Tandis que les citoyens, eux, perdent une fenêtre sur une pluralité de voix éditoriales et une diversité de sources journalistiques.
Le risque de cette réaction intempestive est qu’elle renforcera les bulles de filtrage et affaiblira la démocratie, en privant les citoyens d’une information à la fois équilibrée et diversifiée, n’en déplaise à certains qui préfèrent les chambres d’écho.
Pourquoi, en temps de pandémie, l’État a-t-il reconnu l’importance du journalisme et jugé essentiels les médias afin de disséminer les informations les plus critiques, mais qu’une fois devant un mur comme celui-là, ne faisons-nous encore rien pour abattre ce mur que Meta vient de dresser devant eux ?
Les médias jouent un rôle crucial. Ils surveillent en outre le pouvoir politique. Ils informent les citoyens et encouragent le débat public.
Sans un journalisme indépendant et robuste, la démocratie est affaiblie.
Plus que jamais, il est donc impératif que des actions soient prises de part et d’autre afin de redonner aux citoyens canadiens l’information à laquelle ils doivent avoir accès.
Il ne s’agit plus d’une question de choix; ce sont des principes fondamentaux de toute démocratie. Bénéficier d’un maximum de voix et d’opinions.
Qu’importe la façon dont ils s’y prendront, s’ils sont un tant soit peu sérieux lorsqu’ils affirment contribuer à la lutte contre la désinformation, les géants du web comme Meta et Alphabet doivent reconnaître la valeur du journalisme canadien et contribuer équitablement à son financement.
Comment ? Combien ? Laissons-les discuter entre eux et le gouvernement qui a accouché de cette loi.
Une chose est certaine, Meta a les moyens de payer.
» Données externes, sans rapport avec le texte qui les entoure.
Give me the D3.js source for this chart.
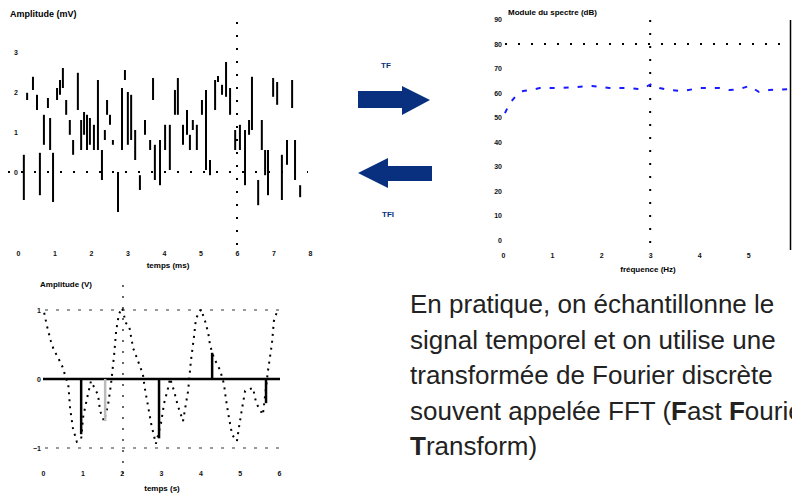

Le géant des réseaux sociaux a engrangé par moins de 32 G$ de revenus rien qu’au second trimestre de l’année. Une hausse de 11 % sur un an, duquel il a pu dégager 7,8 G$ de bénéfice net (+16 %), comme l’expliquait La Presse en juillet dernier.
Il est essentiel par contre que les gouvernements, les régulateurs et les citoyens agissent, en même temps que les géants du web doivent mettre eux-mêmes de l’eau dans leur vin.
Ne plions surtout pas. Continuons de mettre en place des réglementations solides afin de garantir un équilibre entre les plateformes numériques et les médias traditionnels. D’autres États du globe sont eux aussi en train d’échafauder de telles mesures.
Veillons ensuite à ce que ces plateformes respectent les lois en vigueur et contribuent équitablement au financement du journalisme.
Et nous, comme citoyens, soutenons les médias locaux et indépendants. Adhérons à des journaux et appuyons les initiatives de journalisme de qualité.
C’est ainsi que nous réussirons tous ensemble à préserver une presse libre et démocratique.